What's going on?
Most European companies have reported their latest financial results. Now that breakfast, lunch, and dinner has been served, we can see who was well fed and who’s still hungry…
What does this mean?
According to a report by US investment bank Goldman Sachs, European companies overall grew their sales by 6% and profit by 9% compared to the same time last year, on average – which is roughly what investors predicted. Banks, overall, largely exceeded expectations in the second quarter. Several began to reap the rewards of their multi-year restructuring efforts. Plus, when European interest rates begin to rise, it should be a tide that lifts all banking boats.
Why should I care?
For markets: European turmoil has shaken confidence.

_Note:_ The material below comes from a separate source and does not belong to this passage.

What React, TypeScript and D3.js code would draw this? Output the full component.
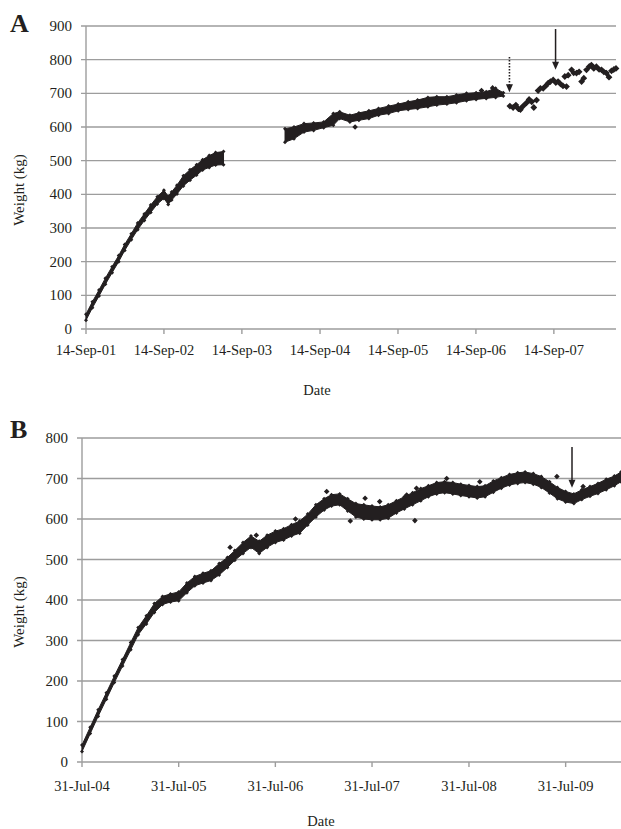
import React from "react";
import * as d3 from "d3";

// ---------- Panel A data ----------
// [date, low, high] envelope of the dense daily weights
const aGrowth: [string, number, number][] = [
  ["2001-09-14", 26, 44], ["2001-10-14", 63, 81], ["2001-11-14", 98, 116],
  ["2001-12-14", 133, 151], ["2002-01-14", 167, 185], ["2002-02-14", 200, 218],
  ["2002-03-14", 233, 251], ["2002-04-14", 265, 283], ["2002-05-14", 295, 315],
  ["2002-06-14", 322, 342], ["2002-07-14", 346, 368], ["2002-08-14", 371, 393],
  ["2002-09-14", 388, 412], ["2002-10-04", 370, 394], ["2002-10-20", 383, 407],
  ["2002-11-14", 401, 427], ["2002-12-14", 425, 455], ["2003-01-14", 442, 473],
  ["2003-02-14", 457, 488], ["2003-03-14", 472, 503], ["2003-04-14", 480, 515],
  ["2003-05-14", 487, 524], ["2003-06-20", 488, 527],
];
const aAdult: [string, number, number][] = [
  ["2004-04-03", 555, 595], ["2004-05-15", 565, 600], ["2004-07-01", 585, 610],
  ["2004-08-15", 590, 612], ["2004-10-01", 598, 615], ["2004-11-15", 605, 640],
  ["2004-12-15", 625, 645], ["2005-02-01", 615, 635], ["2005-03-15", 620, 642],
  ["2005-05-01", 625, 648], ["2005-06-15", 635, 655], ["2005-08-01", 640, 662],
  ["2005-09-15", 648, 668], ["2005-11-01", 652, 675], ["2005-12-15", 655, 680],
  ["2006-02-01", 660, 688], ["2006-03-15", 665, 690], ["2006-05-01", 668, 690],
  ["2006-06-15", 672, 695], ["2006-08-01", 678, 700], ["2006-09-15", 682, 702],
  ["2006-11-01", 685, 705], ["2006-12-15", 688, 715], ["2007-01-20", 692, 702],
];
// sparse weighings after the dotted arrow: [date, weight]
const aSparse: [string, number][] = [
  ["2007-02-20", 662], ["2007-03-07", 658], ["2007-03-20", 665], ["2007-03-31", 655],
  ["2007-04-11", 652], ["2007-04-23", 662], ["2007-05-09", 672], ["2007-05-21", 682],
  ["2007-06-02", 675], ["2007-06-12", 658], ["2007-06-25", 680], ["2007-07-02", 708],
  ["2007-07-13", 715], ["2007-07-26", 715], ["2007-08-07", 722], ["2007-08-18", 730],
  ["2007-08-29", 735], ["2007-09-11", 740], ["2007-09-23", 732], ["2007-10-04", 735],
  ["2007-10-15", 728], ["2007-10-27", 722], ["2007-11-12", 720], ["2007-11-04", 750],
  ["2007-11-20", 754], ["2007-12-06", 770], ["2007-12-16", 761], ["2007-12-29", 760],
  ["2008-01-10", 764], ["2008-01-22", 735], ["2008-02-01", 745], ["2008-02-14", 770],
  ["2008-02-26", 779], ["2008-03-08", 784], ["2008-03-19", 774], ["2008-03-31", 779],
  ["2008-04-13", 771], ["2008-04-24", 770], ["2008-05-05", 764], ["2008-05-17", 760],
  ["2008-05-29", 748], ["2008-06-10", 767], ["2008-06-21", 771], ["2008-07-01", 774],
];
const aOutliers: [string, number][] = [["2005-02-25", 600], ["2006-12-01", 716], ["2006-10-10", 708]];
const aTicks = ["2001-09-14", "2002-09-14", "2003-09-14", "2004-09-14", "2005-09-14", "2006-09-14", "2007-09-14"];
const aYTicks = [0, 100, 200, 300, 400, 500, 600, 700, 800, 900];
// arrows: [date, fromWeight, toWeight, dotted]
const aArrows: [string, number, number, boolean][] = [
  ["2007-02-18", 808, 703, true],
  ["2007-09-22", 891, 770, false],
];

// ---------- Panel B data ----------
const bBand: [string, number, number][] = [
  ["2004-07-31", 26, 42], ["2004-08-31", 70, 86], ["2004-09-30", 113, 129],
  ["2004-10-31", 155, 171], ["2004-11-30", 196, 212], ["2004-12-31", 237, 253],
  ["2005-01-31", 277, 295], ["2005-02-28", 314, 332], ["2005-03-31", 341, 361],
  ["2005-04-30", 369, 391], ["2005-05-31", 389, 409], ["2005-06-30", 395, 415],
  ["2005-07-31", 398, 420], ["2005-08-31", 418, 442], ["2005-09-30", 435, 458],
  ["2005-10-31", 442, 466], ["2005-11-30", 448, 472], ["2005-12-31", 462, 490],
  ["2006-01-31", 480, 505], ["2006-02-28", 498, 522], ["2006-03-31", 515, 542],
  ["2006-04-30", 530, 558], ["2006-05-31", 515, 545], ["2006-06-30", 530, 560],
  ["2006-07-31", 542, 570], ["2006-08-31", 548, 576], ["2006-09-30", 558, 586],
  ["2006-10-31", 565, 595], ["2006-11-30", 585, 612], ["2006-12-31", 605, 635],
  ["2007-01-31", 622, 650], ["2007-02-28", 632, 660], ["2007-03-31", 635, 662],
  ["2007-04-30", 620, 650], ["2007-05-31", 605, 638], ["2007-06-30", 600, 635],
  ["2007-07-31", 598, 632], ["2007-08-31", 598, 630], ["2007-09-30", 602, 635],
  ["2007-10-31", 615, 645], ["2007-11-30", 625, 655], ["2007-12-31", 635, 665],
  ["2008-01-31", 645, 675], ["2008-02-29", 655, 682], ["2008-03-31", 662, 690],
  ["2008-04-30", 665, 692], ["2008-05-31", 662, 690], ["2008-06-30", 658, 686],
  ["2008-07-31", 655, 683], ["2008-08-31", 652, 680], ["2008-09-30", 655, 682],
  ["2008-10-31", 666, 694], ["2008-11-30", 676, 702], ["2008-12-31", 684, 710],
  ["2009-01-31", 688, 714], ["2009-02-28", 690, 716], ["2009-03-31", 686, 712],
  ["2009-04-30", 678, 705], ["2009-05-31", 664, 692], ["2009-06-30", 650, 678],
  ["2009-07-31", 642, 668], ["2009-08-31", 638, 662], ["2009-09-30", 648, 672],
  ["2009-10-31", 656, 680], ["2009-11-30", 663, 688], ["2009-12-31", 672, 698],
  ["2010-01-31", 682, 706], ["2010-02-25", 692, 716],
];
const bOutliers: [string, number][] = [
  ["2007-07-05", 651], ["2007-08-29", 643], ["2007-12-09", 659], ["2008-01-09", 596],
  ["2008-01-15", 676], ["2008-05-08", 700], ["2009-06-28", 705], ["2009-10-05", 680],
  ["2006-05-20", 560], ["2007-02-10", 668], ["2006-10-15", 600], ["2007-05-10", 595],
  ["2008-09-10", 692], ["2006-02-10", 530],
];
const bTicks = ["2004-07-31", "2005-07-31", "2006-07-31", "2007-07-31", "2008-07-31", "2009-07-31"];
const bYTicks = [0, 100, 200, 300, 400, 500, 600, 700, 800];
const bArrows: [string, number, number, boolean][] = [["2009-08-24", 778, 677, false]];

const parse = d3.timeParse("%Y-%m-%d");
const fmt = d3.timeFormat("%d-%b-%y");
const INK = "#231f20";
const GRID = "#9d9d9d";
const FONT = "'Liberation Serif', 'DejaVu Serif', serif";

type PanelProps = {
  letter: string;
  left: number; right: number; top: number; bottom: number;
  domain: [string, string]; yMax: number;
  ticks: string[]; yTicks: number[];
  bands: [string, number, number][][];
  sparse: [string, number][];
  outliers: [string, number][];
  arrows: [string, number, number, boolean][];
  letterY: number; dateX: number; dateY: number; weightY: number; tickY: number;
};

function diamond(x: number, y: number, r: number) {
  return `M${x.toFixed(1)},${(y - r).toFixed(1)}L${(x + r).toFixed(1)},${y.toFixed(1)}L${x.toFixed(1)},${(y + r).toFixed(1)}L${(x - r).toFixed(1)},${y.toFixed(1)}Z`;
}

function Panel(p: PanelProps) {
  const x = d3.scaleTime().domain([parse(p.domain[0])!, parse(p.domain[1])!]).range([p.left, p.right]);
  const y = d3.scaleLinear().domain([0, p.yMax]).range([p.bottom, p.top]);
  const area = d3.area<[string, number, number]>()
    .x((d) => x(parse(d[0])!))
    .y0((d) => y(d[1]))
    .y1((d) => y(d[2]));
  const edgeMarks = p.bands
    .flat()
    .map((d) => diamond(x(parse(d[0])!), y(d[1]), 2) + diamond(x(parse(d[0])!), y(d[2]), 2))
    .join("");
  const sparseMarks = p.sparse.map((d) => diamond(x(parse(d[0])!), y(d[1]), 3.4)).join("");
  const outMarks = p.outliers.map((d) => diamond(x(parse(d[0])!), y(d[1]), 2.8)).join("");
  const txt = { fontFamily: FONT, fill: INK } as const;
  return (
    <g>
      <text x={10} y={p.letterY} style={{ ...txt, fontWeight: "bold", fontSize: 26 }}>{p.letter}</text>
      {p.yTicks.map((t) => (
        <g key={t}>
          <line x1={p.left - 5} x2={p.right} y1={y(t)} y2={y(t)} stroke={GRID} strokeWidth={1.4} />
          <text x={p.left - 14} y={y(t) + 5} textAnchor="end" style={{ ...txt, fontSize: 15 }}>{t}</text>
        </g>
      ))}
      <line x1={p.left} x2={p.left} y1={p.top} y2={p.bottom} stroke={GRID} strokeWidth={1.4} />
      {p.ticks.map((t) => (
        <g key={t}>
          <line x1={x(parse(t)!)} x2={x(parse(t)!)} y1={p.bottom} y2={p.bottom + 5} stroke={GRID} strokeWidth={1.4} />
          <text x={x(parse(t)!)} y={p.tickY} textAnchor="middle" style={{ ...txt, fontSize: 14.5 }}>{fmt(parse(t)!)}</text>
        </g>
      ))}
      {p.bands.map((b, i) => (
        <path key={i} d={area(b) || ""} fill={INK} stroke={INK} strokeWidth={1} strokeLinejoin="round" />
      ))}
      <path d={edgeMarks} fill={INK} />
      <path d={sparseMarks} fill={INK} />
      <path d={outMarks} fill={INK} />
      {p.arrows.map((a, i) => {
        const ax = x(parse(a[0])!);
        const y1 = y(a[1]);
        const y2 = y(a[2]);
        return (
          <g key={i}>
            <line x1={ax} x2={ax} y1={y1} y2={y2 - 7} stroke={INK} strokeWidth={a[3] ? 1.6 : 1.5} strokeDasharray={a[3] ? "1.6,1.4" : undefined} />
            <path d={`M${ax - 3.5},${y2 - 8}L${ax + 3.5},${y2 - 8}L${ax},${y2}Z`} fill={INK} />
          </g>
        );
      })}
      <text x={p.dateX} y={p.dateY} textAnchor="middle" style={{ ...txt, fontSize: 14.5 }}>Date</text>
      <text transform={`translate(24,${p.weightY}) rotate(-90)`} textAnchor="middle" style={{ ...txt, fontSize: 15 }}>Weight (kg)</text>
    </g>
  );
}

export default function App() {
  return (
    <div style={{ position: "absolute", left: 0, top: 0, width: 621, height: 829, background: "#fff" }}>
      <svg width={621} height={829} viewBox="0 0 621 829" style={{ display: "block" }}>
        <rect width={621} height={829} fill="#fff" />
        <Panel
          letter="A" left={86} right={616} top={26} bottom={329}
          domain={["2001-09-14", "2008-07-01"]} yMax={900}
          ticks={aTicks} yTicks={aYTicks}
          bands={[aGrowth, aAdult]} sparse={aSparse} outliers={aOutliers} arrows={aArrows}
          letterY={32} dateX={317} dateY={395} weightY={190} tickY={355}
        />
        <Panel
          letter="B" left={82} right={621} top={438} bottom={762}
          domain={["2004-07-31", "2010-02-25"]} yMax={800}
          ticks={bTicks} yTicks={bYTicks}
          bands={[bBand]} sparse={[]} outliers={bOutliers} arrows={bArrows}
          letterY={438} dateX={321} dateY={826} weightY={612} tickY={791}
        />
      </svg>
    </div>
  );
}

The falling value of Turkey’s currency sparked some concerns among investors in European banks. They sold off their shares, with Spanish banks hit in particular since they’re owed over $80 billion by Turkish companies and could face significant losses if those companies were to default (Turkish companies may struggle to pay their debts as their currency now buys fewer dollars than previously). Investors sold shares of banks that own Italian government bonds, too, likely on concerns that the country will add to its mountain of debt, which is already a third larger than its entire economy. Italy, as part of the eurozone, doesn’t have the flexibility to print more money to pay off its debts, like the UK or US.
For you, personally: Around 20% of your investments may well be in Europe.
If you invest via one of the major robo advisors in the UK or the US, around 20% of your cash could be invested in European stocks, based on research by Finimize (want to know more about robo advisors? We got you). Whether near or far to your person, the bottom lines of European companies could have a large effect on the bottom line of you, as in investor.